- Born: Gerty Maria Christoffels 10 September 1958 Eigenbilzen, Belgium
- Died: 12 October 2020 (aged 62) Antwerp, Belgium
- Occupation: Television presenter
- Known for: De drie wijzen

= Gerty Christoffels =

Belgian television presenter (1958–2020)

Gerty Maria Christoffels (10 September 1958 – 12 October 2020) was a Belgian television presenter known for De drie wijzen and Het ei van Christoffels.

==Biography==
Gerty Christoffels was born on 10 September 1958 in Eigenbilzen. She was a high school teacher by profession, and taught Dutch, English, and religion at various schools. In 1984, she started work at BRT, the Flemish public broadcaster, and presented Boeketje Vlaanderen, a weekly tourist program. In 1987, Christoffels presented Belgium Today, a monthly television program to promote Belgium which was distributed to 50 American broadcasters. Between 1989 and 1991, she presented Het ei van Christoffels, a weekend magazine featuring regional reports.

In 1989, Christoffels became a panel member on the humoristic television program De drie wijzen and stayed on the show for more than ten years. De drie wijzen became one of the most watched programs on Flemish television.

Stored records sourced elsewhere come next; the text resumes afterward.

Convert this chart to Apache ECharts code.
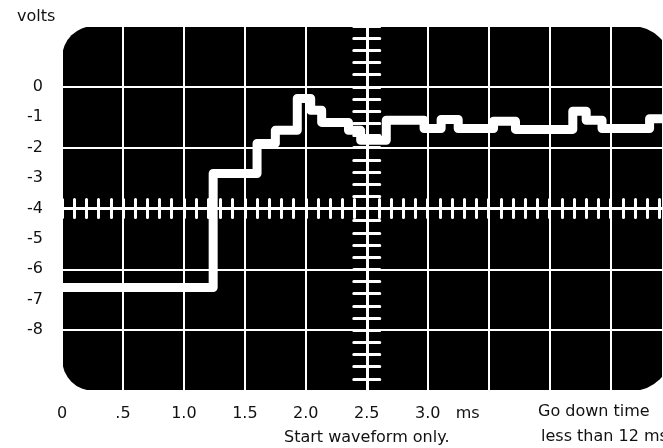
<!DOCTYPE html>
<html><head><meta charset="utf-8">
<script src="https://cdn.jsdelivr.net/npm/echarts@6/dist/echarts.min.js"></script>
<style>html,body{margin:0;padding:0;background:#fff}#c{width:663px;height:448px}</style>
</head><body><div id="c"></div>
<script>
// ---- data ----
const stepTimes = [0, 1.24, 1.60, 1.75, 1.93, 2.04, 2.13, 2.35, 2.45, 2.66, 2.97, 3.11, 3.25, 3.54, 3.72, 4.19, 4.30, 4.43, 4.82, 5.0];
const stepVolts = [-6.6, -2.85, -1.86, -1.43, -0.38, -0.77, -1.17, -1.43, -1.76, -1.1, -1.37, -1.07, -1.37, -1.13, -1.4, -0.8, -1.1, -1.37, -1.05, -1.05];
const xTickLabels = ['0', '.5', '1.0', '1.5', '2.0', '2.5', '3.0'];
const xUnit = 'ms';
const yTickLabels = ['0', '-1', '-2', '-3', '-4', '-5', '-6', '-7', '-8'];
const yName = 'volts';
const xName = 'Start waveform only.';
const noteLine1 = 'Go down time';
const noteLine2 = 'less than 12 ms';
const screenTimes = [0, 5];      // full scope screen (partly cut off on the right)
const visibleMaxTime = 4.93;     // what fits in the picture
const screenVolts = [-10, 2];
const traceCenter = { time: 2.5, volts: -4 };

const FONT = 'DejaVu Sans';
const FS = 16;
const TXT = '#111';
const chart = echarts.init(document.getElementById('c'), null, { renderer: 'canvas' });

const hiddenAxisParts = {
  axisLine: { show: false, onZero: false },
  axisTick: { show: false },
  axisLabel: { show: false },
  splitLine: { show: false }
};

function tickAxisX(inside) {
  return {
    type: 'value', position: 'bottom', min: screenTimes[0], max: visibleMaxTime, interval: 0.1,
    axisLine: { show: true, onZero: true, onZeroAxisIndex: 2, lineStyle: { color: '#fff', width: 3 } },
    axisTick: { show: true, inside: inside, length: 9, lineStyle: { color: '#fff', width: 3, cap: 'round' } },
    axisLabel: { show: false }, splitLine: { show: false }
  };
}
function tickAxisY(inside) {
  return {
    type: 'value', position: 'left', min: screenVolts[0], max: screenVolts[1], interval: 0.4,
    axisLine: { show: true, onZero: true, onZeroAxisIndex: 3, lineStyle: { color: '#fff', width: 3 } },
    axisTick: { show: true, inside: inside, length: 13, lineStyle: { color: '#fff', width: 3, cap: 'round' } },
    axisLabel: { show: false }, splitLine: { show: false }
  };
}
const titleStyle = { fontFamily: FONT, fontSize: FS, fontWeight: 'normal', color: TXT };

const option = {
  animation: false,
  backgroundColor: '#fff',
  title: [
    { text: yName, left: 17, top: 9, padding: 0, textStyle: titleStyle },
    { text: noteLine1, left: 538, top: 404, padding: 0, textStyle: titleStyle },
    { text: noteLine2, left: 541, top: 429, padding: 0, textStyle: titleStyle }
  ],
  grid: { left: 62, right: 0, top: 26, bottom: 57 },
  xAxis: [
    { type: 'value', position: 'bottom', min: screenTimes[0], max: visibleMaxTime, interval: 0.5,
      axisLine: { show: false, onZero: false }, axisTick: { show: false },
      splitLine: { show: true, lineStyle: { color: '#fff', width: 2 } },
      axisLabel: {
        show: true, margin: 15, fontFamily: FONT, fontSize: FS, color: TXT,
        showMaxLabel: false,
        rich: { h: { color: 'rgba(0,0,0,0)', fontFamily: FONT, fontSize: FS } },
        formatter: function (v) {
          const i = Math.round(v / 0.5);
          if (Math.abs(v - i * 0.5) > 1e-6 || i < 0 || i >= xTickLabels.length) return '';
          if (i === xTickLabels.length - 1) return '{h|' + xUnit + '   }' + xTickLabels[i] + '   ' + xUnit;
          return xTickLabels[i];
        }
      } },
    tickAxisX(true),
    tickAxisX(false),
    Object.assign({ type: 'value', position: 'top',
      min: screenTimes[0] - traceCenter.time, max: visibleMaxTime - traceCenter.time }, hiddenAxisParts)
  ],
  yAxis: [
    { type: 'value', position: 'left', min: screenVolts[0], max: screenVolts[1], interval: 1,
      axisLine: { show: false, onZero: false }, axisTick: { show: false }, splitLine: { show: false },
      axisLabel: {
        show: true, margin: 19, fontFamily: FONT, fontSize: FS, color: TXT,
        formatter: function (v) {
          const i = Math.round(-v);
          if (v > 1e-6 || i >= yTickLabels.length) return '';
          return yTickLabels[i];
        }
      } },
    { type: 'value', position: 'left', min: screenVolts[0], max: screenVolts[1], interval: 2,
      axisLine: { show: false, onZero: false }, axisTick: { show: false }, axisLabel: { show: false },
      splitLine: { show: true, lineStyle: { color: '#fff', width: 2 } } },
    Object.assign({ type: 'value', position: 'right',
      min: screenVolts[0] - traceCenter.volts, max: screenVolts[1] - traceCenter.volts }, hiddenAxisParts),
    tickAxisY(true),
    tickAxisY(false)
  ],
  series: [{
    type: 'line', xAxisIndex: 0, yAxisIndex: 0, step: 'end', symbol: 'none', z: 10,
    lineStyle: { color: '#fff', width: 9, join: 'round', cap: 'round' },
    data: stepTimes.map((t, i) => [t, stepVolts[i]])
  }]
};
chart.setOption(option);

const p1 = chart.convertToPixel({ xAxisIndex: 0, yAxisIndex: 0 }, [screenTimes[0], screenVolts[1]]);
const p2 = chart.convertToPixel({ xAxisIndex: 0, yAxisIndex: 0 }, [screenTimes[1], screenVolts[0]]);
const pc = chart.convertToPixel({ xAxisIndex: 0, yAxisIndex: 0 }, [traceCenter.time, screenVolts[0]]);
chart.setOption({
  graphic: [
    { type: 'rect', z: -1, silent: true,
      shape: { x: p1[0], y: p1[1], width: p2[0] - p1[0], height: p2[1] - p1[1], r: [32, 40, 40, 32] },
      style: { fill: '#000' } },
    { type: 'text', silent: true, x: pc[0], y: pc[1] + 39,
      style: { text: xName, fill: TXT, font: FS + 'px "' + FONT + '"', textAlign: 'center', textVerticalAlign: 'top' } }
  ]
});
</script></body></html>
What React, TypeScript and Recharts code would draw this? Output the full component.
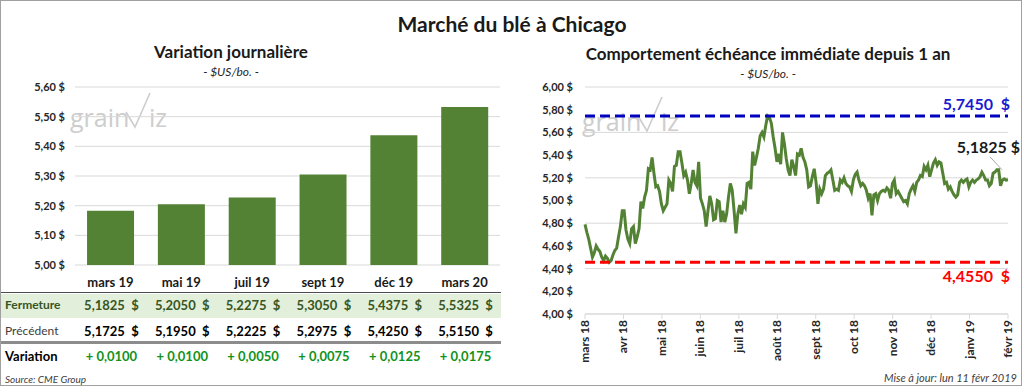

In 1995, Christoffels switched to the commercial broadcaster VTM for which she presented Wie van de drie? and Gerty among others. In 2006, she retired, and started her own communication company. In 2010, Christoffels published her autobiography, De helft van mijn leven in which she also dealt with the difficulties of starting a career outside of television. In 2017, she returned to De Drie Wijzen for a special edition about cancer. In 2018, she was diagnosed with lung cancer.

Christoffels died on 12 October 2020, aged 62 in Antwerp.